Greener Vans, New Studios: Ikea Portugal Grows Against the Tide

Portuguese households kept buying Billy bookcases and Klippan sofas even as the global parent company trimmed prices to fight inflation. That is the short story behind Ikea Portugal’s latest results: sales inched forward, sustainability metrics leapt and the Swedish giant’s local arm once again grew faster than the group as a whole.
A resilient market in a cautious year
Even with consumer confidence wobbling across Europe, Ikea’s €611.4 M turnover in Portugal marked a 1.5 % uptick over the previous fiscal year. It may sound modest, yet the advance contrasts sharply with the -1.6 % slide in Ingka Group’s worldwide revenue, showing that Portuguese demand for affordable home-furnishing remains resilient. Analysts attribute the divergence to a combination of rising urban renovation projects, steady e-commerce adoption and Ikea’s deep brand recognition from Porto to the Algarve.
Reading the numbers behind the growth
Management credits the expansion to three pillars. First, online orders accounted for just above 21 % of total sales, underscoring how Portuguese shoppers increasingly click before they drive. Second, the chain opened three additional Planning Studios—Aveiro, Beja and Guimarães—raising the network to 16 and shortening delivery lead times outside Lisbon and Porto. Third, the payroll grew by 8 % to 3 224 staff representing 40 nationalities, a rare hiring spree in retail this year. The company highlights that 96 % hold permanent contracts while women occupy 52 % of leadership roles, figures that exceed many domestic benchmarks.

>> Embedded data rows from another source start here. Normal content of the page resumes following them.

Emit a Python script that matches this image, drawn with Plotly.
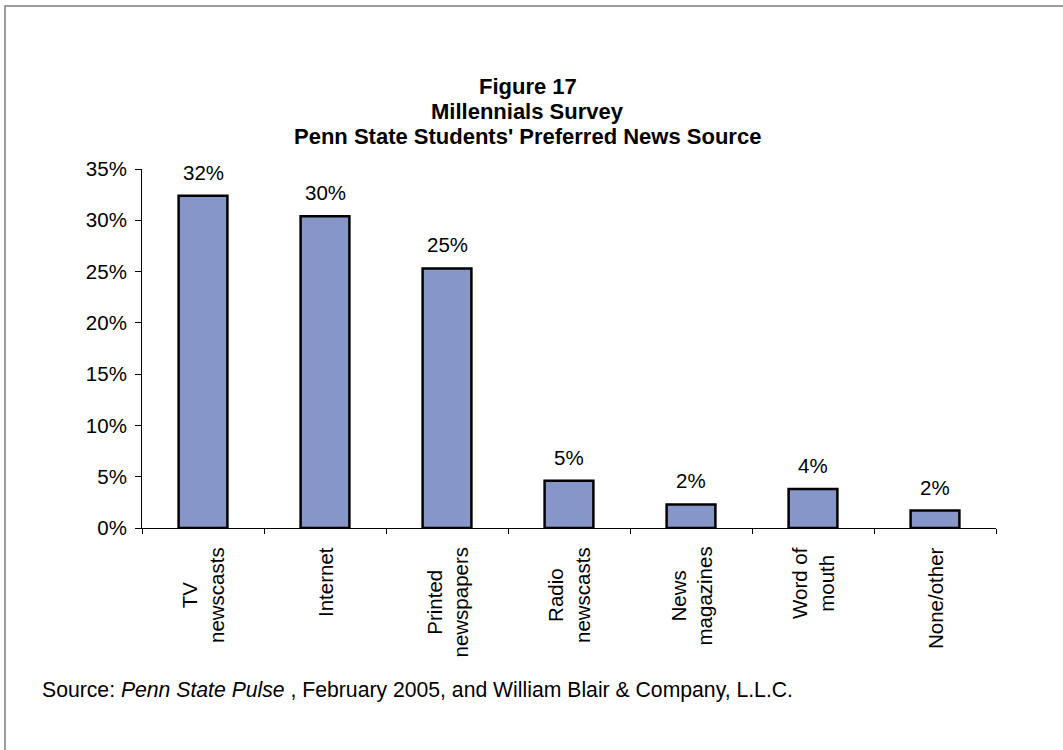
import plotly.graph_objects as go

categories = ["TV newscasts", "Internet", "Printed newspapers", "Radio newscasts",
              "News magazines", "Word of mouth", "None/other"]
category_labels = ["TV<br>newscasts", "Internet", "Printed<br>newspapers", "Radio<br>newscasts",
                   "News<br>magazines", "Word of<br>mouth", "None/other"]
values = [32.4, 30.4, 25.3, 4.6, 2.3, 3.8, 1.7]
y_ticks = [0, 5, 10, 15, 20, 25, 30, 35]
title_lines = ["Figure 17", "Millennials Survey", "Penn State Students' Preferred News Source"]

W, H = 1063, 750
L, R, T, B = 142, 67, 169, 222
pw, ph = W - L - R, H - T - B

def px_x(x):
    return (x - L) / pw

def px_y(y):
    return (H - B - y) / ph

FONT = "Liberation Sans, Arial, sans-serif"
LBL = 20.5

fig = go.Figure()
fig.add_trace(go.Bar(
    x=categories, y=values, width=0.4,
    marker=dict(color="#8796C8", line=dict(color="#000000", width=2.5)),
    hoverinfo="skip",
))

annotations = []
for c, v in zip(categories, values):
    annotations.append(dict(x=c, y=v, xref="x", yref="y", text=f"{round(v):.0f}%",
                            showarrow=False, yanchor="bottom", yshift=10,
                            font=dict(family=FONT, size=LBL, color="#000")))

for c, lab in zip(categories, category_labels):
    annotations.append(dict(x=c, y=px_y(545), xref="x", yref="paper", text=lab,
                            textangle=-90, align="center", xanchor="center", yanchor="top",
                            showarrow=False, font=dict(family=FONT, size=LBL, color="#000")))

for yc, line in zip([87, 111.5, 136], title_lines):
    annotations.append(dict(x=px_x(527.5), y=px_y(yc), xref="paper", yref="paper",
                            text=f"<b>{line}</b>", showarrow=False, xanchor="center",
                            yanchor="middle", font=dict(family=FONT, size=22, color="#000")))

annotations.append(dict(
    x=px_x(40), y=px_y(690), xref="paper", yref="paper", xanchor="left", yanchor="middle",
    text="Source: <i>Penn State Pulse</i> , February 2005, and William Blair &amp; Company, L.L.C.",
    showarrow=False, font=dict(family=FONT, size=21.2, color="#000")))

fig.update_layout(
    width=W, height=H,
    margin=dict(l=L, r=R, t=T, b=B),
    paper_bgcolor="white", plot_bgcolor="white",
    showlegend=False,
    xaxis=dict(showline=True, linecolor="#000", linewidth=1, ticks="outside", ticklen=5,
               tickcolor="#000", tickson="boundaries", showticklabels=False, showgrid=False,
               range=[-0.5, 6.5]),
    yaxis=dict(range=[0, 35], tickvals=y_ticks, ticktext=[f"{t}%" for t in y_ticks],
               showline=True, linecolor="#000", linewidth=1, ticks="outside", ticklen=6,
               tickcolor="#000", showgrid=False, zeroline=False, ticklabelstandoff=4,
               tickfont=dict(family=FONT, size=LBL, color="#000")),
    annotations=annotations,
    shapes=[dict(type="rect", xref="paper", yref="paper",
                 x0=px_x(5), x1=px_x(1080), y0=px_y(770), y1=px_y(6),
                 line=dict(color="#7f7f7f", width=1.5), layer="below")],
)

fig.write_html("out.html", config={"displayModeBar": False},
               post_script="document.body.style.margin='0';")
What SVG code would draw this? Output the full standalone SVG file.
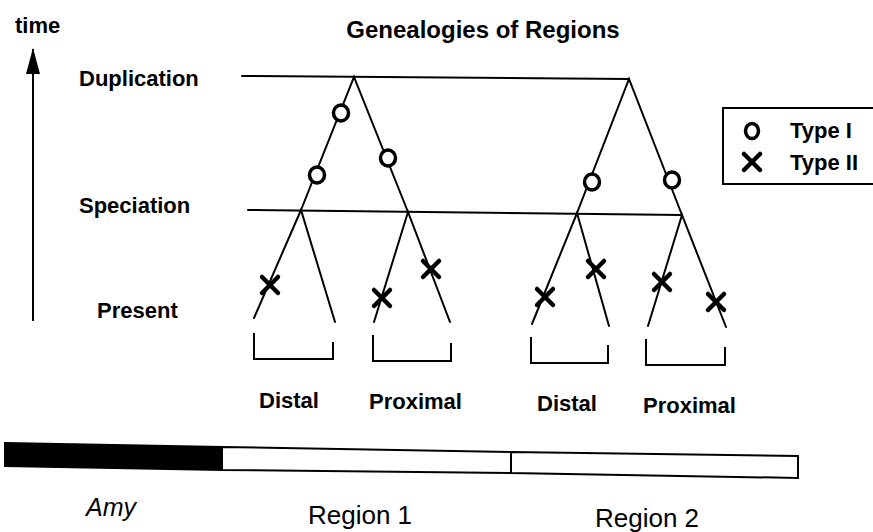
<svg xmlns="http://www.w3.org/2000/svg" xmlns:xlink="http://www.w3.org/1999/xlink" width="873" height="532" viewBox="0 0 873 532">
<style>
  text { font-family: "Liberation Sans", Arial, sans-serif; fill: #000; }
  .lbl { font-size: 22px; font-weight: bold; }
  .title { font-size: 24px; font-weight: bold; }
  .reg { font-size: 26px; }
  .amy { font-size: 25px; font-style: italic; }
  .ln { stroke: #000; stroke-width: 2; fill: none; stroke-linecap: round; }
  .br { stroke: #000; stroke-width: 2; fill: none; }
  .circ { stroke: #000; stroke-width: 3.5; fill: #fff; }
  .xm { stroke: #000; stroke-width: 4.5; stroke-linecap: round; }
</style>
<defs>
  <marker id="arrowhead" markerWidth="26" markerHeight="14" refX="25" refY="7" orient="auto" markerUnits="userSpaceOnUse" viewBox="0 0 26 14">
    <polygon points="26,7 0,0 0,14" fill="#000"/>
  </marker>
  <g id="xmark">
    <line class="xm" x1="-8" y1="-8" x2="8" y2="8"/>
    <line class="xm" x1="8" y1="-8" x2="-8" y2="8"/>
  </g>
</defs>
<rect width="873" height="532" fill="#fff"/>

<g id="time-axis">
  <line x1="33" y1="321" x2="33" y2="49" stroke="#000" stroke-width="2" marker-end="url(#arrowhead)"/>
  <text class="lbl" x="15" y="33">time</text>
</g>

<g id="title"><text class="title" x="483" y="38" text-anchor="middle">Genealogies of Regions</text></g>

<g id="level-labels">
  <text class="lbl" x="79" y="86">Duplication</text>
  <text class="lbl" x="79" y="213">Speciation</text>
  <text class="lbl" x="97" y="318">Present</text>
</g>

<g id="connectors">
  <line class="ln" x1="242" y1="76" x2="629" y2="79"/>
  <line class="ln" x1="248" y1="210" x2="682" y2="215"/>
  <polyline class="ln" points="301,210 354,77 408,212"/>
  <polyline class="ln" points="254,318 301,210 335,322"/>
  <polyline class="ln" points="374,322 408,212 450,322"/>
  <polyline class="ln" points="577,213 629,79 682,215"/>
  <polyline class="ln" points="532,324 577,213 609,326"/>
  <polyline class="ln" points="648,326 682,215 726,327"/>
</g>

<g id="type1-events">
  <ellipse class="circ" cx="341" cy="113" rx="7.5" ry="8"/>
  <ellipse class="circ" cx="317" cy="175" rx="7.5" ry="8"/>
  <ellipse class="circ" cx="388" cy="158" rx="7.5" ry="8"/>
  <ellipse class="circ" cx="592" cy="182" rx="7.5" ry="8"/>
  <ellipse class="circ" cx="672" cy="180" rx="7.5" ry="8"/>
</g>

<g id="type2-events">
  <use xlink:href="#xmark" x="270" y="285"/>
  <use xlink:href="#xmark" x="382" y="298"/>
  <use xlink:href="#xmark" x="431" y="269"/>
  <use xlink:href="#xmark" x="545" y="297"/>
  <use xlink:href="#xmark" x="596" y="269"/>
  <use xlink:href="#xmark" x="662" y="282"/>
  <use xlink:href="#xmark" x="716" y="302"/>
</g>

<g id="brackets">
  <polyline class="br" points="254,333 254,359 333,359 333,342"/>
  <polyline class="br" points="373,335 373,361 451,361 451,343"/>
  <polyline class="br" points="531,337 531,363 608,363 608,345"/>
  <polyline class="br" points="646,339 646,365 725,365 725,347"/>
</g>

<g id="group-labels">
  <text class="lbl" x="259" y="408">Distal</text>
  <text class="lbl" x="369" y="409">Proximal</text>
  <text class="lbl" x="537" y="411">Distal</text>
  <text class="lbl" x="643" y="413">Proximal</text>
</g>

<g id="legend">
  <rect x="723" y="108" width="152" height="76" fill="#fff" stroke="#000" stroke-width="2"/>
  <ellipse class="circ" cx="752" cy="131" rx="6.5" ry="7.5"/>
  <use xlink:href="#xmark" x="752" y="162"/>
  <text class="lbl" x="790" y="138">Type I</text>
  <text class="lbl" x="790" y="170">Type II</text>
</g>

<g id="gene-bar">
  <polygon points="5,443 222,447 222,470 5,466" fill="#000" stroke="#000" stroke-width="2"/>
  <polygon points="222,447 511,452 511,473 222,470" fill="#fff" stroke="#000" stroke-width="2"/>
  <polygon points="511,452 798,456 798,478 511,473" fill="#fff" stroke="#000" stroke-width="2"/>
</g>

<g id="bar-labels">
  <text class="amy" x="86" y="516">Amy</text>
  <text class="reg" x="308" y="524">Region 1</text>
  <text class="reg" x="595" y="527">Region 2</text>
</g>
</svg>
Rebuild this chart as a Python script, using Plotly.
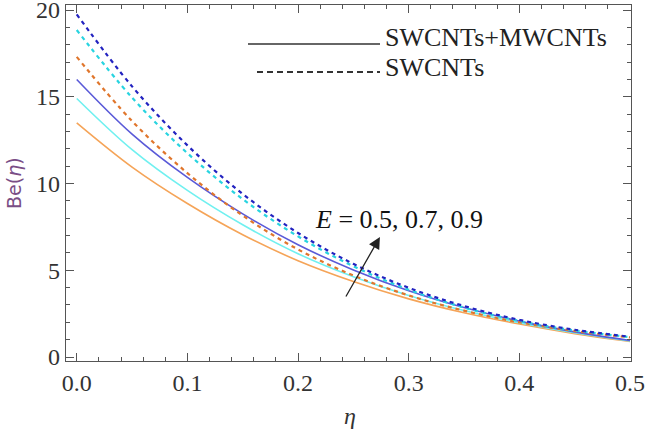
import plotly.graph_objects as go

eta = [0.0, 0.05, 0.1, 0.15, 0.2, 0.25, 0.3, 0.35, 0.4, 0.45, 0.5]

# SWCNTs (dashed), E = 0.5, 0.7, 0.9
swcnt_E05 = [17.3, 13.6, 10.6, 8.15, 6.2, 4.7, 3.55, 2.67, 2.0, 1.5, 1.13]
swcnt_E07 = [18.85, 14.95, 11.75, 9.1, 6.95, 5.23, 3.88, 2.85, 2.08, 1.53, 1.15]
swcnt_E09 = [19.75, 15.6, 12.2, 9.4, 7.15, 5.37, 3.99, 2.94, 2.14, 1.57, 1.17]

# SWCNTs+MWCNTs (solid), E = 0.5, 0.7, 0.9
hyb_E05 = [13.5, 10.95, 8.85, 7.05, 5.55, 4.35, 3.35, 2.55, 1.9, 1.35, 0.9]
hyb_E07 = [14.9, 11.95, 9.6, 7.62, 5.95, 4.63, 3.55, 2.68, 1.98, 1.4, 0.92]
hyb_E09 = [16.0, 12.85, 10.35, 8.25, 6.47, 5.02, 3.82, 2.85, 2.07, 1.45, 0.95]

legend_labels = ["SWCNTs+MWCNTs", "SWCNTs"]
arrow_label = "<i>E</i> = 0.5, 0.7, 0.9"

SERIF = "Liberation Serif, Times New Roman, serif"

fig = go.Figure()

solid_cols = ["#f5a458", "#70f0f0", "#5a5ad8"]
dash_cols = ["#e0762c", "#28d4e0", "#2323c0"]

for ys, c in zip([hyb_E05, hyb_E07, hyb_E09], solid_cols):
    fig.add_trace(go.Scatter(x=eta, y=ys, mode="lines",
                             line=dict(color=c, width=1.6, shape="spline", smoothing=1.0),
                             showlegend=False))
for ys, c in zip([swcnt_E05, swcnt_E07, swcnt_E09], dash_cols):
    fig.add_trace(go.Scatter(x=eta, y=ys, mode="lines",
                             line=dict(color=c, width=2.2, dash="4px,4px", shape="spline", smoothing=1.0),
                             showlegend=False))

axis_common = dict(
    showline=True, linecolor="#555555", linewidth=1.2, mirror="allticks",
    ticks="inside", ticklen=8, tickcolor="#555555", tickwidth=1,
    showgrid=False, zeroline=False, automargin=False, ticklabeloverflow="allow",
    tickfont=dict(family=SERIF, size=24, color="#333333"),
)

fig.update_xaxes(range=[-0.0097, 0.5009], tickvals=[0, 0.1, 0.2, 0.3, 0.4, 0.5],
                 ticktext=["0.0", "0.1", "0.2", "0.3", "0.4", "0.5"],
                 minor=dict(dtick=0.02, ticklen=4, tickcolor="#555555", ticks="inside"),
                 **axis_common)
fig.update_yaxes(range=[-0.23, 20.29], tickvals=[0, 5, 10, 15, 20],
                 minor=dict(dtick=1, ticklen=4, tickcolor="#555555", ticks="inside"),
                 **axis_common)

# legend drawn manually
fig.add_shape(type="line", xref="paper", yref="paper", x0=(248-66)/565, x1=(380-66)/565,
              y0=(361-44)/356, y1=(361-44)/356, line=dict(color="#333333", width=1.5))
fig.add_shape(type="line", xref="paper", yref="paper", x0=(257-66)/565, x1=(380-66)/565,
              y0=(361-72)/356, y1=(361-72)/356, line=dict(color="#333333", width=2, dash="6px,4px"))
fig.add_annotation(xref="paper", yref="paper", x=(383-66)/565, y=(361-37)/356,
                   text=legend_labels[0], showarrow=False, xanchor="left", yanchor="middle",
                   font=dict(family=SERIF, size=26, color="#222222"))
fig.add_annotation(xref="paper", yref="paper", x=(383-66)/565, y=(361-67)/356,
                   text=legend_labels[1], showarrow=False, xanchor="left", yanchor="middle",
                   font=dict(family=SERIF, size=26, color="#222222"))

# E annotation and arrow
fig.add_annotation(xref="paper", yref="paper", x=(313-66)/565, y=(361-219)/356,
                   text=arrow_label, showarrow=False, xanchor="left", yanchor="middle",
                   font=dict(family=SERIF, size=26, color="#111111"))
fig.add_annotation(x=0.274, y=6.92, ax=0.2425, ay=3.4, axref="x", ayref="y", xref="x", yref="y",
                   text="", showarrow=True, arrowhead=2, arrowsize=1.8, arrowwidth=1.3,
                   arrowcolor="#222222")

# axis titles
fig.add_annotation(xref="paper", yref="paper", x=(350-66)/565, y=(361-416)/356,
                   text="<i>η</i>", showarrow=False, xanchor="center", yanchor="middle",
                   font=dict(family=SERIF, size=24, color="#333333"))
fig.add_annotation(xref="paper", yref="paper", x=(14-66)/565, y=(361-183)/356,
                   text="Be(<i>η</i>)", showarrow=False, textangle=-90, xanchor="center", yanchor="middle",
                   font=dict(family="DejaVu Sans", size=19, color="#7a4e86"))

fig.update_layout(width=645, height=432, margin=dict(l=66, r=14, t=5, b=71),
                  plot_bgcolor="white", paper_bgcolor="white", showlegend=False)

fig.write_html("out.html", config={"displayModeBar": False},
               post_script="document.body.style.margin='0';document.body.style.overflow='hidden';")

Omnichannel muscle: more doors and more screens
Ikea Portugal’s omnichannel playbook combines giant blue-box stores in Alfragide, Loures, Matosinhos, Braga and Loulé with a spiderweb of Planning Studios, pick-up points and pop-up vans. Executives say the hybrid model lets customers design a kitchen in Cascais, pay online in minutes and collect flat-packs at a Lidl car park in Seixal. Marketing campaigns such as “Hidden Tags”, which invited families to hunt for decades-old Ikea labels in their homes, helped reposition the brand around durability rather than fast fashion for furniture. The strategy paid off: Portugal secured a top spot in the Omnichannel Index 2025, shoulder to shoulder with domestic heavyweights Worten and Decathlon.
Green metrics steal the spotlight
Perhaps the most eye-catching figures lie outside the profit column. Ikea reports that its operational CO₂ emissions fell by more than half last year, a feat it links to 78 % of deliveries now handled by electric vehicles and 91 % of on-site waste diverted to recycling. The retailer also launched “Ikea Pre-Owned”, the country’s first branded marketplace for second-hand Billys and Poängs. In its first five months the platform recorded 1 000+ transactions, convincing management that circular revenue streams can move the needle while extending product life cycles.
How Portugal stacks up against the global picture
While local sales edged higher, Ingka Group’s 39 B € retail revenue shrank after the conglomerate deliberately lowered prices in 2025 to cushion households from a spike in living costs. That decision compressed turnover but lifted footfall: store visits worldwide rose 1.3 %, online traffic climbed 4.6 % and unit volumes gained 1.6 %. By posting growth in value terms, Portugal outperformed peer markets such as Germany, France and the United Kingdom, where inflation-sensitive consumers postponed discretionary purchases until the late-summer sale.
A broader home-decor boom on the horizon
Ikea’s steady climb fits into a bigger national story. Market researchers forecast Portuguese spending on home goods to reach €11.3 B by 2028, up from €8.9 B in 2023, an average annual expansion of 3.8 %. E-commerce is the locomotive: the furniture segment generated $493 M online sales in 2024, with projections of a 10-15 % surge in 2025, and Ikea.com already leads the ranking with roughly $59 M. Meanwhile, Paços de Ferreira’s wood-working cluster continues to supply bespoke pieces, ensuring that imported flat-packs coexist with Made-in-Portugal craftsmanship.
What comes next
For the fiscal year that started in September, Ikea will focus on the kitchen aisle under the slogan “Life begins at the table”. Management has sketched out no new big-box openings for 2026, but construction is underway on additional logistics capacity in Loures and upgrades to Alfragide’s support areas, moves designed to quicken last-mile deliveries. Internally, the retailer pledges to keep nudging its electric-fleet share toward 100 %, expand the Pre-Owned marketplace, and explore AI-driven room-planning tools in its studios.
Whether 2026 brings another uptick will depend on how Portuguese families respond to shifting mortgage rates and energy bills. Yet, if this year’s figures are any guide, the combination of accessible prices, click-and-collect convenience and sustainability promises continues to resonate from Setúbal to Viana do Castelo.